La globalización está en el centro de toda reflexión sobre los desafíos de nuestro tiempo. Convertida en cliché para explicar los procesos políticos, económicos, sociales y culturales de la pos-Guerra Fría, no siempre abarca todas las modalidades de la cooperación y el conflicto y tampoco es útil para analizar el componente político y los factores de poder que relegan a muchos países a la condición de espectadores pasivos de las relaciones internacionales. La naturaleza de la globalización es, en sí misma, siniestra, porque esconde o desdibuja realidades que no se pueden visualizar bajo el prisma económico y que tampoco son resultado del cambio tecnológico o de la revolución de las comunicaciones. El mundo es mucho más complejo que el mercado y hay situaciones supervivientes, que trascienden esa globalización, las cuales reflejan conflictos de naturaleza distinta, incluso histórica, identitaria y cultural. Tal es el caso, entre otros no menos relevantes, del diferendo en Oriente Medio, donde tradiciones religiosas se mezclan con aspiraciones políticas, para crear un entorno volátil y peligroso para la paz en esa y otras regiones del mundo, donde el nombre de Dios se invoca como pretexto para saldar cuentas coloniales y neocoloniales.

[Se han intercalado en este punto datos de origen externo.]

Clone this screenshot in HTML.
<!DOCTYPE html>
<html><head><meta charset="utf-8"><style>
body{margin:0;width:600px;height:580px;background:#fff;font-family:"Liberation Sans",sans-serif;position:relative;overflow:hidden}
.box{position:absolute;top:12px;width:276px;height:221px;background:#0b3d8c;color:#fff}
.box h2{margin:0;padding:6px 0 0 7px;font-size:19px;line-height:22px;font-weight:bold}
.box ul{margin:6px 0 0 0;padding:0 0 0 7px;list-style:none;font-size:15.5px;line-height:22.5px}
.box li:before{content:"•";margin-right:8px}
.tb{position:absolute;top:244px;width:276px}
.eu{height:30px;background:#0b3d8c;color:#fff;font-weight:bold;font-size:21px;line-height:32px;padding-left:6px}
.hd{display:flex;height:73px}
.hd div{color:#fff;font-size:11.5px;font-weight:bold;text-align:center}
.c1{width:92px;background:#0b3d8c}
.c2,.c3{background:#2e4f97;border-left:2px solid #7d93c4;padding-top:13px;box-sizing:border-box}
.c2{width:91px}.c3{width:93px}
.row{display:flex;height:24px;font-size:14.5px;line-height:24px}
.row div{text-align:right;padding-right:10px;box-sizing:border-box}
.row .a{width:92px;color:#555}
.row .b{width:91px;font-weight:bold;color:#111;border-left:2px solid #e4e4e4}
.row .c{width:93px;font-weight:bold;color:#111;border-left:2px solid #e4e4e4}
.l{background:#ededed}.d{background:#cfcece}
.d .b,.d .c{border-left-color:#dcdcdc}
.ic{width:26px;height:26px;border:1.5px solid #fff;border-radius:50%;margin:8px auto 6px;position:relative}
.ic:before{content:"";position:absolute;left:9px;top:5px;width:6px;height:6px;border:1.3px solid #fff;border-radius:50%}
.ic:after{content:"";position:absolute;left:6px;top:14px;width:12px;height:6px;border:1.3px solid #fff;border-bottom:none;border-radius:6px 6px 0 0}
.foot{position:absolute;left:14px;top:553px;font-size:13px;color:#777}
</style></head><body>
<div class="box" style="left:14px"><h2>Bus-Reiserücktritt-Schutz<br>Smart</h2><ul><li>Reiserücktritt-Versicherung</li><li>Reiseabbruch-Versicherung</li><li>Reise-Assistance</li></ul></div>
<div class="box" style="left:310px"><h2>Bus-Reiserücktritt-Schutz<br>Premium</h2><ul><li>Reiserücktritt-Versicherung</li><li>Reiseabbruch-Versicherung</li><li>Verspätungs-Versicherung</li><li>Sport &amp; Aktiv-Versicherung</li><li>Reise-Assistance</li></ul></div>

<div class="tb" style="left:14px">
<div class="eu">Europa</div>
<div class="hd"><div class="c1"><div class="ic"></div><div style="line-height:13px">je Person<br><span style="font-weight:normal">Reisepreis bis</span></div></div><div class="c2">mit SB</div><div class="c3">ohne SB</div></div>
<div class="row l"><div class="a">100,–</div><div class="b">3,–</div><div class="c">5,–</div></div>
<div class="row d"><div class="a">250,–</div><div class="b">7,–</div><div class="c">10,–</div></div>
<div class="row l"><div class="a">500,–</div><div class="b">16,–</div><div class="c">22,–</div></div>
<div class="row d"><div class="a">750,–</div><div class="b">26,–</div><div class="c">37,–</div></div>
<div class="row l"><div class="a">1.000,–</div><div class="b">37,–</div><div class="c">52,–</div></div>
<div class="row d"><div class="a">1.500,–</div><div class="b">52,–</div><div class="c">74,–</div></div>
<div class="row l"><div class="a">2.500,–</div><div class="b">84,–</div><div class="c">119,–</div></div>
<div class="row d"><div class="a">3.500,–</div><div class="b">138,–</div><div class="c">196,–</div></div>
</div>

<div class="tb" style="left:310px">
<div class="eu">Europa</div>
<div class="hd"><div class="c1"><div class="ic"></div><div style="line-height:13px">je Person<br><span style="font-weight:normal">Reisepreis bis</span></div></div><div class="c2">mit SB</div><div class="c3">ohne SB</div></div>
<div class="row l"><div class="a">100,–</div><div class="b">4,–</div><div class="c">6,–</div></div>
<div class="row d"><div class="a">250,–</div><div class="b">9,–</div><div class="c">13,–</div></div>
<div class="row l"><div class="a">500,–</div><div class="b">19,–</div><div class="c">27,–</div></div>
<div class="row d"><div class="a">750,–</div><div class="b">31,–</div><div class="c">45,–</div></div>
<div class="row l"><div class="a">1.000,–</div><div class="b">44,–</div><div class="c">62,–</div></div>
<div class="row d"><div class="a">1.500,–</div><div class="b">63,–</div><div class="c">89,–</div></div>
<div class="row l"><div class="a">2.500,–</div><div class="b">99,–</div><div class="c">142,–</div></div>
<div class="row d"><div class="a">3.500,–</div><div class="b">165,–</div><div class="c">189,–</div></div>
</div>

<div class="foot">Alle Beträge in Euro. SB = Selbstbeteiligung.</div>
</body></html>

En este complejo escenario, las relaciones entre Estados Unidos y Rusia, y en otro plano, de ambos con China, acusan una especial complejidad. La vocación hegemónica de estos tres países reproduce riesgosas dinámicas del antiguo enfrentamiento Este-Oeste y no les permite asumir la responsabilidad que les corresponde como superpotencias comprometidas con liderazgos constructivos y con la definición de las nuevas reglas del juego diplomático mundial. Washington, Moscú y Beijing, enfrascados en la narrativa de la globalización y protectores de sus intereses económicos y financieros, buscan ampliar zonas de influencia y desdeñan atención o administran su involcramiento en conflictos potencialmente explosivos, como ocurre con la vergonzosa guerra en Siria; la pasividad frente a la asechanza rusa en la cuenca del Mar Negro, y de manera destacada, con la inflamada retórica militarista de Corea del Norte y la insistencia de Irán en desarrollar la energía atómica con fines no pacíficos.

En todos estos casos, la globalización poco dice de los intereses estratégicos e ideológicos de dicha tríada de naciones, que en la antigua lógica de la Guerra Fría y para evadir enfrentamientos directos, trasladan sus diferencias a teatros de conflicto en diversas regiones de la esfera. Aunque el socialismo ha sido sustituido por la economía de libre mercado y la democracia representativa, ello no es suficiente para desterrar la lógica del enfrentamiento entre estos países, que encarnan animadversiones con capacidad para detonar un enfrentamiento de proporciones mayores. Para explicar esta inédita coyuntura y los hilos que la mueven, la narrativa de la globalización es insuficiente. Ha llegado el tiempo para ser creativos y buscar nuevos conceptos, que permitan analizar y dar respuesta a las relaciones internacionales y a los paradigmas políticos que estimulan el excepcionalismo nacional, el aislacionismo, la revancha y las escabrosas modalidades de mantenimiento de la paz, a partir de la constante y silente preparación de una guerra que podría acabar con la historia de la humanidad.